‘No SHIF registration, no State services’

Susan Nakhumicha

Health Cabinet Secretary Susan Nakhumicha. She is expected to gazette the regulations to operationalise the Social Health Insurance Act.

Photo credit: File | Nation Media Group

What you need to know:

  • The government is keen to actualise universal health care by having more Kenyans contribute to the new fund.
  • Adult Kenyans, including foreigners living in the country, will be denied access to government services unless they are registered under SHIF.

Adult Kenyans, including foreigners living in the country, who are not members of the Social Health Insurance Fund (SHIF) will be denied access to government services once the Social Health Insurance Act 2023 comes into force.

This is part of the government’s efforts to drive compliance and generate revenue by targeting at least 17 million Kenyans above 18 years who are not members of the National Health Insurance Fund (NHIF), which is set to be replaced by SHIF, to finance universal health coverage (UHC).

Section 26(5) of the SHI Act makes SHIF registration mandator, allowing the national and county governments and their entities to deny services to those who are not members.

“A person who is registerable as a member under this Act shall produce proof of compliance with the provisions of this Act on registration and contribution as a precondition of dealing with or accessing public services from the national government, county government or national or county governments entities,” the law states.

The Act was signed into law on October 19, alongside three other laws.
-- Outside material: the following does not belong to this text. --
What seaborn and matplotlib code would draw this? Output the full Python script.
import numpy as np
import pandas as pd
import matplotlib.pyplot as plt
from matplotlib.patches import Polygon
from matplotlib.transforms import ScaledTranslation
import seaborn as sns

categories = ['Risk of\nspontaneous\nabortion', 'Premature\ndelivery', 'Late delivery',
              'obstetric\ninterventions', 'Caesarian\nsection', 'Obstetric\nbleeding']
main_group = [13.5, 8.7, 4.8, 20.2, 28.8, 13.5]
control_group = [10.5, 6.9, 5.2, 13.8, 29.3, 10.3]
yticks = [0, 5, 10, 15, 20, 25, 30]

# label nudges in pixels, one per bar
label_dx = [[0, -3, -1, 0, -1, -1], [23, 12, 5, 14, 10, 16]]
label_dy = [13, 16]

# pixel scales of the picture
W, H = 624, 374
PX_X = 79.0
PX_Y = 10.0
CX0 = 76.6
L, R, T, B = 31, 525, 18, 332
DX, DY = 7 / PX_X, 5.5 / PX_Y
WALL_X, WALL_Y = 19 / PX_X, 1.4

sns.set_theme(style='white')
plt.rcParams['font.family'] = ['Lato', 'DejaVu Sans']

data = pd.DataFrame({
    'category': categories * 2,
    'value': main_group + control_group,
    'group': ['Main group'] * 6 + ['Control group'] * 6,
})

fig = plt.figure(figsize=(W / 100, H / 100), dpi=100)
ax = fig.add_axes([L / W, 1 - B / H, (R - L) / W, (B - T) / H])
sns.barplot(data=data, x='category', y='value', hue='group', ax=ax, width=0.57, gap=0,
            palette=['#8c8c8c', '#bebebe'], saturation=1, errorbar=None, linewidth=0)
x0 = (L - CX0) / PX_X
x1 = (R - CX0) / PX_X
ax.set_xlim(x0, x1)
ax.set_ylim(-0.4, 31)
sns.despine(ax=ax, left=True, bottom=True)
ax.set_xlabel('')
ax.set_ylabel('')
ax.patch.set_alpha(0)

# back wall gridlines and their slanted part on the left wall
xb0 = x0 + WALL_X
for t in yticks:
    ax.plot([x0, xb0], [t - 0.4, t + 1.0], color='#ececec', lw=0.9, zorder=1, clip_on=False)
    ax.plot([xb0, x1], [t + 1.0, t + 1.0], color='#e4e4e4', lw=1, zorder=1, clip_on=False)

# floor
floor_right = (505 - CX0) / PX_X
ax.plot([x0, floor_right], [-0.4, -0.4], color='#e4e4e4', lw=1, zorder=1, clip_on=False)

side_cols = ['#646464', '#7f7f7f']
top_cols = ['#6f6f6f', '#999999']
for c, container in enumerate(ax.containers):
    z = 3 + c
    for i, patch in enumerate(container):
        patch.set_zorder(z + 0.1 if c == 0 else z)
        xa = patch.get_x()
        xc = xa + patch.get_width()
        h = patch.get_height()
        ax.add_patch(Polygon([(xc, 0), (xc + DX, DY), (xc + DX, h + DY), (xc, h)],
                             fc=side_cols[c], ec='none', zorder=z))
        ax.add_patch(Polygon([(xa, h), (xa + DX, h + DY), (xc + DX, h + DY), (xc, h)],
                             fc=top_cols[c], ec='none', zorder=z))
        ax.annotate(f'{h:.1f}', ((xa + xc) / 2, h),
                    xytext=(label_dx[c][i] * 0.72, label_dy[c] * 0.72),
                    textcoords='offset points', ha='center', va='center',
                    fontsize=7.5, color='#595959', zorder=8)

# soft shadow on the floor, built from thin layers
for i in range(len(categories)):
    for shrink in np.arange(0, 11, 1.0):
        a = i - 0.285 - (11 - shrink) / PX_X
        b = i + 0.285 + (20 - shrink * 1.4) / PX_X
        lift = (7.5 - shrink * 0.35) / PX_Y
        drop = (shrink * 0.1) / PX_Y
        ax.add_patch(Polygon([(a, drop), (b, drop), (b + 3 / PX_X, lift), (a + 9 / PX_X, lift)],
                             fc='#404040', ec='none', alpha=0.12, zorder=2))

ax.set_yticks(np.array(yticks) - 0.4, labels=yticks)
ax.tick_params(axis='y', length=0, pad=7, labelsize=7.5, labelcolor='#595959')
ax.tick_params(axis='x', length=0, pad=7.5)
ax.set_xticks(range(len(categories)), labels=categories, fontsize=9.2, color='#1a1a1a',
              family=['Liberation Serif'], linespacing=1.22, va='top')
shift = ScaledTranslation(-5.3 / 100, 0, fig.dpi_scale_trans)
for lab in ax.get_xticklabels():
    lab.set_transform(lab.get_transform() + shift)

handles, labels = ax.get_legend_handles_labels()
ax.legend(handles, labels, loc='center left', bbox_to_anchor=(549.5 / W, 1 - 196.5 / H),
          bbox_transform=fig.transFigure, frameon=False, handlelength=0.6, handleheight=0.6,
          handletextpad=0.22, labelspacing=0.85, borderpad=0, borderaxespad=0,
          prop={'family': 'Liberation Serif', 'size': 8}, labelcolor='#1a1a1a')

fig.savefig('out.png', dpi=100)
Thee are the Facilities Improvement Financing Act, Primary Health Care Act and Digital Health Act. However, the SHI Act will have to be gazetted by Cabinet Secretary in charge of Health before it is operationalised.

To be a member of SHIF, those in formal employment within the public and private sectors, will be required to part with 2.75 per cent of their salaries in monthly deductions while those in informal employment will be required to contribute Sh500 in monthly instalments.

The law makes it mandatory for non-Kenyans and who are ordinarily resident in Kenya to register with SHIF.”

“A child born after commencement of this Act shall be registered at birth as a member of SHIF,” the Act states adding that registration shall be conducted continuously.

SHIF seeks to ramp up resources to enable the government to roll-out outpatient and inpatient services, maternity, cancer treatment, surgery and dialysis, among others, under UHC.

NHIF data indicates that at least 26 million Kenyans are above 18 years yet the public health insurer has registered slightly above nine million members.

To ensure that the mandatory registration succeeds, one will be required to have an SHIF card before applying for Personal Identification Numbers and other government services.

This means that transfer and licensing of motor vehicles, registration of companies and business names, registration of land titles, approval of development plans among other government services that require PIN, will need proof of SHIF registration.

However, the specific government services to be denied to non-SHIF members will be defined in the regulations to be developed and gazetted by the Health CS.

The last time NHIF reviewed its rates was in 2015. Currently, those in formal employment contribute between Sh1,400 to Sh1,700 monthly depending on their salaries, with the employer matching the same. Self-employed Kenyans or those in informal employment remit a voluntary monthly contribution of Sh500.

Members are required to pay on or before the ninth of the following month to avoid a penalty of 10 per cent.

The 2019 census report showed that Kenya’s working population of between 20 to 64 years is 27.2 million. Of this, only 923,552 are voluntary contributors.